Recently I made a 1x2x3 Rubik's cuboid (example here) for my little brother, thinking that the number of possible permutations of the cuboid would be small enough that he could solve it simply by twisting randomly. Sure enough, he can (as can any one else). However, I wanted to know the exact number of possible permutations this little cuboid can have, and an extensive internet search revealed nothing. I found sites capable of giving me the number of permutations of any regular (nxnxn) Rubik's cube, but giving me the formula used or any information about irregular cuboids. So, what formula can I use to calculate the number of possible permutations in any irregular cuboid, and more specifically the 1x2x3?
Also, forgive the elementary nature of this question. While most mathematicians would most likely find this combinatorics problem simple, I have never studied probability and cannot find a simple solution to this online; therefore I deemed this question pertinent to Math SE.
Best Answer
Assuming that only complete $180^\circ$ turns are allowed, the answer is $48$. Here is an attempt at an intuitive solution.
We can rotate the pair of cubes on the left, the pair on the right, the trio on top, or the trio at the bottom. Notice that the last two moves are (for our purposes) the same. So we can say there are only really three legal moves, all of which are their own inverses.
Imagine that you glue the middle of the base to a pedestal. Now only five cubes move at all, and the one on top in the middle can only rotate $180^\circ$ in place. This leaves four outer cubes which can change location. By labelling them 1,2,3,4 we can think of them as though they were next to each other in a line, so that the pairs (1,2), (2,3), and (3,4) start as neighbours.
Each of the three legal moves swaps two neighbouring cubes. Rotation of the trio on top also has the effect of rotating the top middle cube by $180^\circ$.
Thus the three legal moves can be expressed as the transpositions $(1,2), (2,3)$ and $(3,4)$, which suffice to generate any permutation of $(1,2,3,4)$. This means that the positions of the four outer cubes can be permuted freely. Because of the linearity, and the fact that only "neighbouring" cubes move simultaneously, there is effectively only one sequence of motions through space which any of these four cubes can take from one location to another, and so each outer cube's orientation is determined by its location. This gives $4!=24$ permutations of the numbered cubes.
However, it is possible to flip the top central cube while returning the outer cubes to their initial positions. The sequence top, left, top, left, top, left does this. The consequence is that there are actually $4!\cdot 2=48$ permutations.
Part II. As an extension, consider a version of the toy in which we can turn the top trio $90^\circ$ and then rotate individual outer cubes in that intermediate position. If we are only interested in cuboid final positions, this turns out to be only a slightly different situation.

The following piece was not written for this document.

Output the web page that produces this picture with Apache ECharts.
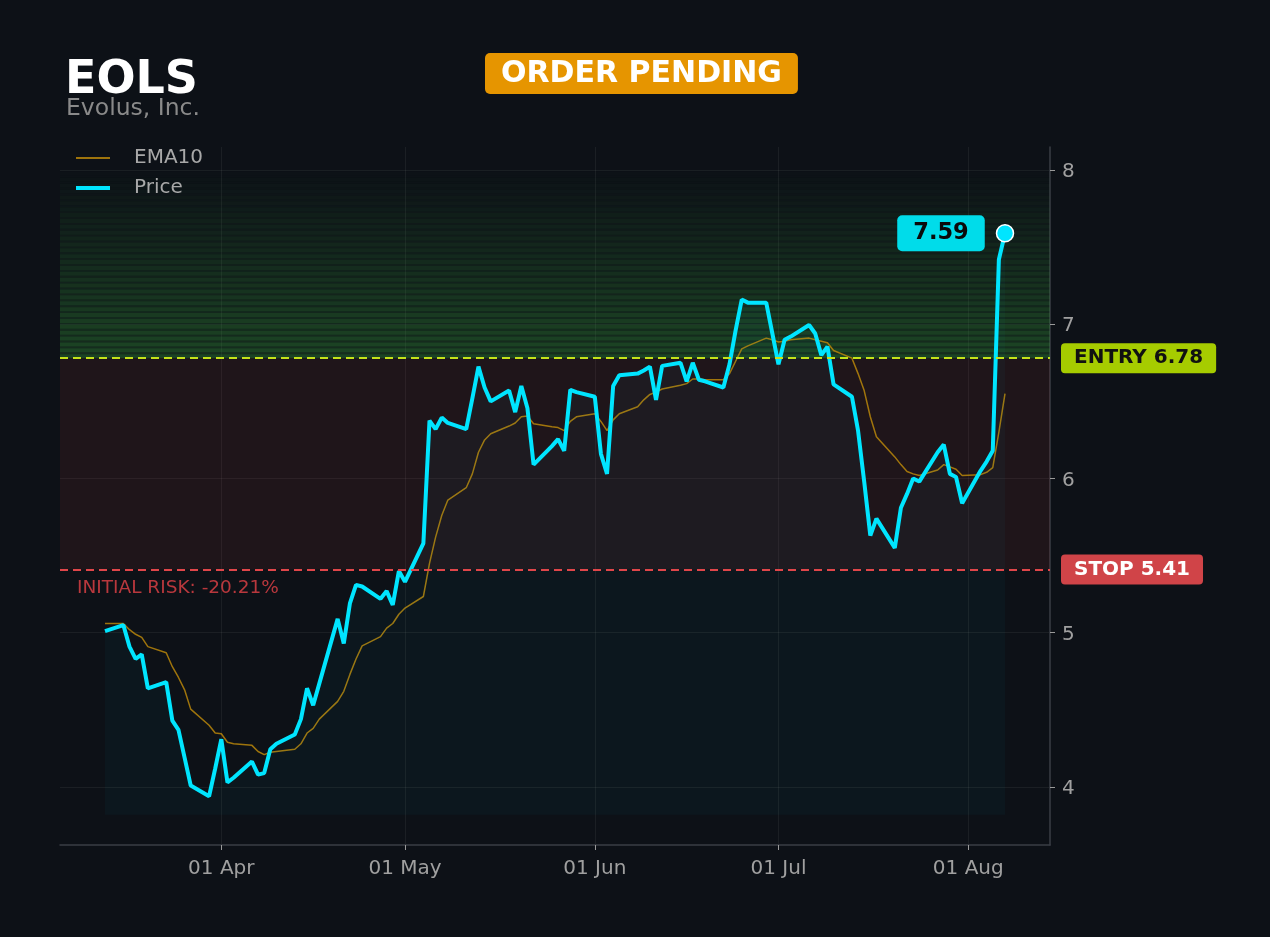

First, notice that if you turn the top $90^\circ$ and then separately rotate cubes 2 and 3 into the lower level to create a cross, it then becomes possible to rotate the top central cube freely. Second, if instead you rotate cubes 1 and 4 into the upper level, then rotate the upper cross, it is possible to restore the cuboid shape while revealing the unpainted faces of the fixed cube at the bottom. Third, the fact that the restoration of the cuboid shape must hide the unpainted faces of the outer cubes ensures that their orientation is still effectively determined by their location relative to the rest of the cuboid.
Thus the outer cubes are still being permuted in a simple way; the fixed cube can show either its unpainted or its painted vertical faces (west-east or north-south, say); and the top central cube can show any vertical face at the front (south or west, say); but we might not be able to distinguish the unpainted faces which appear together, and this adds complications. If we can tell apart the unpainted faces, the result is $4!\cdot 8=192$ permutations.
Now, what happens if we are only interested in the pattern of colours, and consider unpainted faces to be the same colour? In $96$ permutations, the fixed cube is showing its painted sides; in half of those, the top central cube is showing its painted sides, and in the other half, its unpainted sides. In the other $96$ permutations, the fixed cube is showing its unpainted sides; in half of those, the top central cube is showing its painted sides, and in the other half, its unpainted sides. Because of the symmetries already found, we can sum $48(1+\tfrac12+\tfrac12+\tfrac14)$ $=48+24+24+12$ to get $108$ different colour patterns.